Construction Paper Revelations

Before the first day of The Picturebook, Professor Megan Lambert sent us an email requesting that we bring the following items to class: a stack of construction paper, a pair of scissors, and a glue stick. If you're anything like me, these magical three are the things you bring to craft nights because you can't sew or embroider or knit or [insert equally awesome skill here]. They're the essentials. They're the things that make you feel like an artist even when people say you aren't. Therefore, you can imagine my delight when I realized that the activity planned for class was nothing other than starting the project that would be creating our very own picturebooks. In grad school. Awesome, right?

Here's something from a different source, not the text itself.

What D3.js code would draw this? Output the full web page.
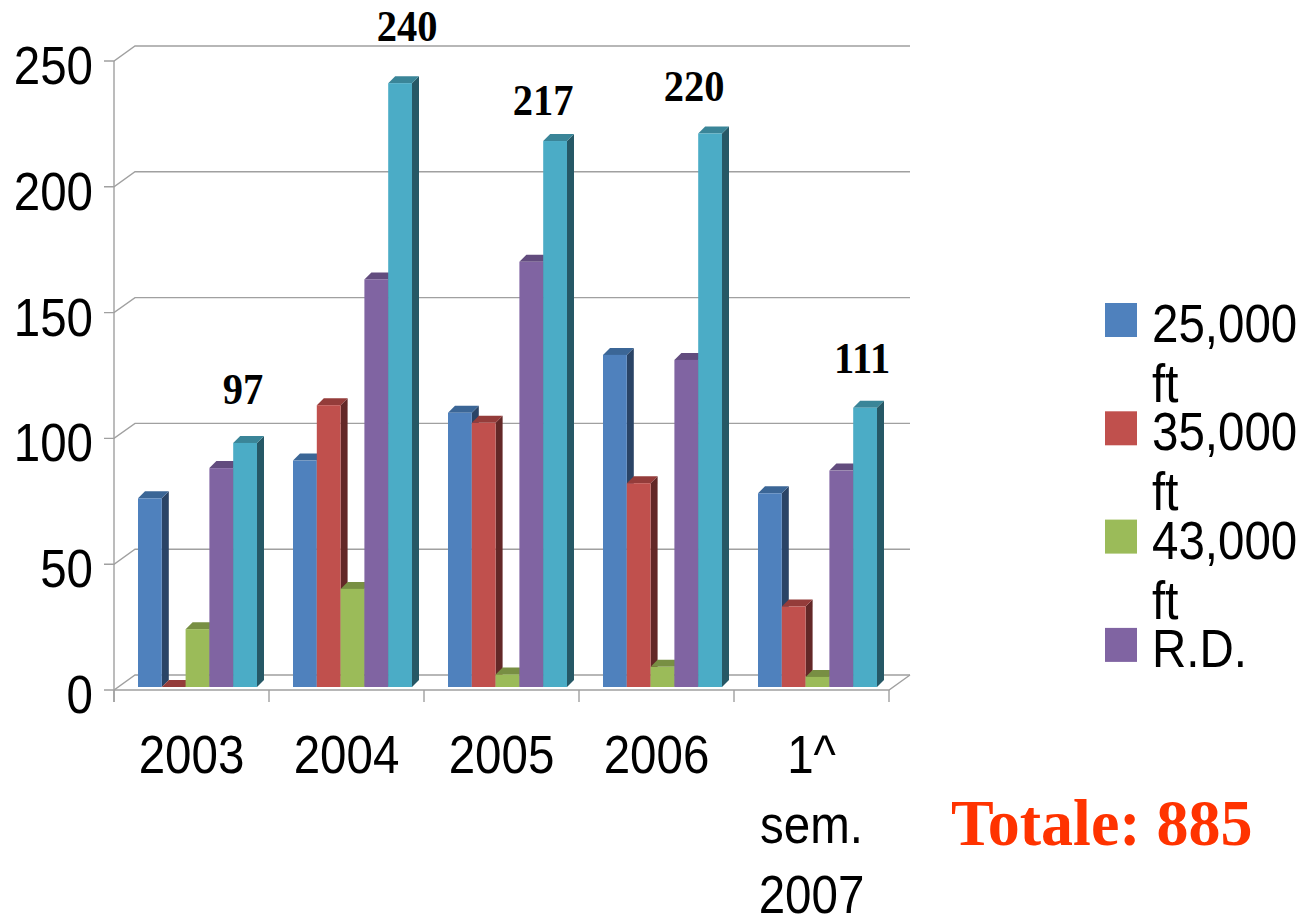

When I found out, I told everyone. As I rejoiced and Instagramed my process over the next few weeks, I realized that the people I was telling were making certain assumptions about the level of difficulty of my program. I can imagine why they would. Picturebooks, normally 32 pages, tend to have simple text and colorful illustrations. They tend to be reviewed in magazines as "charming" or "cute." When pitted against a 500-page novel, perhaps the literary merit of a picturebook goes to the wayside. But let me fill you in on a little secret: Making picturebooks is hard.

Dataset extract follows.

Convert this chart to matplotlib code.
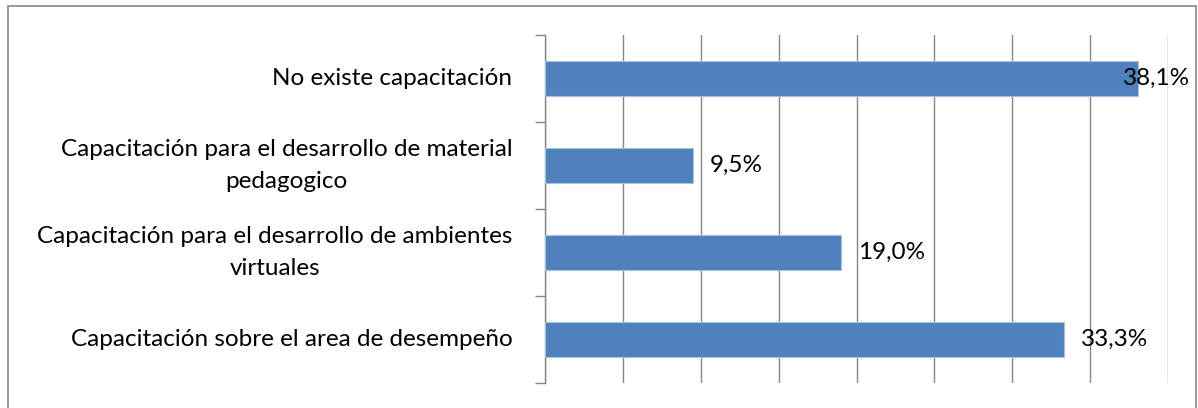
import matplotlib.pyplot as plt
from matplotlib.patches import Rectangle

# data (bottom to top as drawn)
categories = [
    "Capacitación sobre el area de desempeño",
    "Capacitación para el desarrollo de ambientes\nvirtuales",
    "Capacitación para el desarrollo de material\npedagogico",
    "No existe capacitación",
]
values = [33.3, 19.0, 9.5, 38.1]
labels = ["33,3%", "19,0%", "9,5%", "38,1%"]

plt.rcParams['font.family'] = ['Lato', 'DejaVu Sans']

fig = plt.figure(figsize=(11.98, 4.08), dpi=100)
ax = fig.add_axes([545/1198, 1 - 383/408, (1168 - 545)/1198, (383 - 35)/408])

# outer chart border
fig.patches.append(Rectangle((8/1198, -0.05), (1196 - 8)/1198, 1 - 6/408 + 0.05,
                             transform=fig.transFigure, fill=False,
                             edgecolor='#868686', linewidth=1.2))

y = range(len(categories))
ax.barh(y, values, height=0.4, color='#4F81BD', edgecolor='#A7C0DE', linewidth=0.8, zorder=3)

ax.set_xlim(0, 40)
ax.set_ylim(-0.5, len(categories) - 0.5)
ax.set_xticks(range(0, 41, 5))
ax.tick_params(axis='x', length=0, labelbottom=False)
ax.grid(axis='x', color='#868686', linewidth=1.0, zorder=0)

ax.set_yticks([i - 0.5 for i in range(len(categories) + 1)])
ax.set_yticklabels([])
ax.tick_params(axis='y', which='major', length=7, color='#868686', width=1.0, direction='out')
ax.set_yticks([], minor=True)
for s in ['top', 'right', 'bottom']:
    ax.spines[s].set_visible(False)
ax.spines['left'].set_color('#868686')
ax.spines['left'].set_linewidth(1.0)

# category labels, centered lines, right edge near x=513px
for i, c in enumerate(categories):
    ax.annotate(c, (0, i), xycoords=('axes fraction', 'data'), xytext=(-23.5, 0),
                textcoords='offset points', ha='right', va='center',
                multialignment='center', linespacing=1.65, fontsize=17.5)

for i, (v, t) in enumerate(zip(values, labels)):
    dx = 17 if v < 35 else -15
    ax.annotate(t, (v, i), xytext=(dx * 0.72, 0), textcoords='offset points',
                va='center', ha='left', fontsize=17.5, zorder=4)

fig.savefig('out.png', dpi=100)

The assignment itself seemed so simple at first. We were to condense a fairy tale into five scenes and design artwork for each page (as well as front and back covers). The catch was that we could only use construction paper, three colors plus white, and our artwork was to be a bit more abstract. During our most recent class, we presented our picturebooks. Naturally, the results were as varied as the people in the program:


Mine is the sixth from the left side. And, now that I have turned it in and distanced myself from the assignment, I must say that I have gained a new respect for those who create picturebooks. This is not to say that I didn't have it before. As an aspiring minimalist, I have long admired the art form's conciseness and tight integration of the verbal and the visual. That said, I think the fact that I have now created a picturebook--that all students who study children's literature at Simmons will have created picturebooks before they leave--speaks to our ability to critique them. Sometimes it can be really easy to judge a book on the shelf. In fact, ridiculously easy. But I think that we forget sometimes that someone made that book. That someone maybe even cut out construction paper mock-ups once upon a time before it became that finished product you might be holding now.

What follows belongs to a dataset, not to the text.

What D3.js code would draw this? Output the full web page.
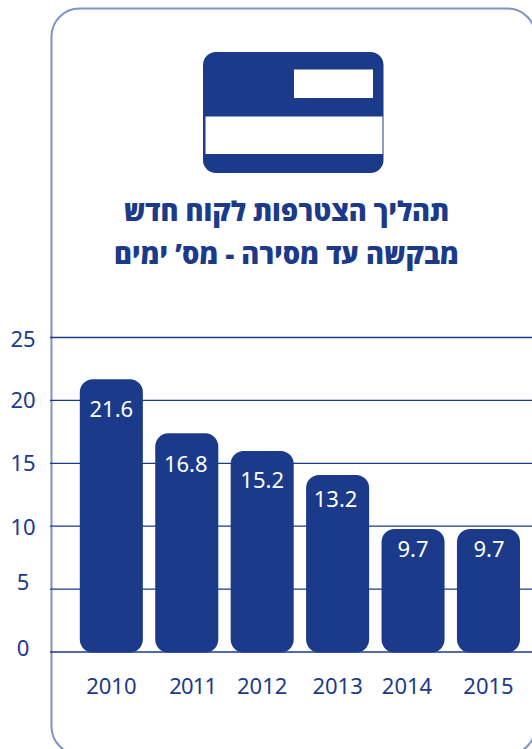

My picturebook would probably never be published. It's not even technically a full book. But as I saw it up there, among the others from my class, it felt like I had made one. A real one. All the effort that went into it was plain as day: pencil markings, curled edges of pages, and the like. I'm certainly no Lane Smith, but it's okay because I don't have to be. It just means that not everyone can make a quality picturebook. The best ones, simple as though they might seem, are really works of art.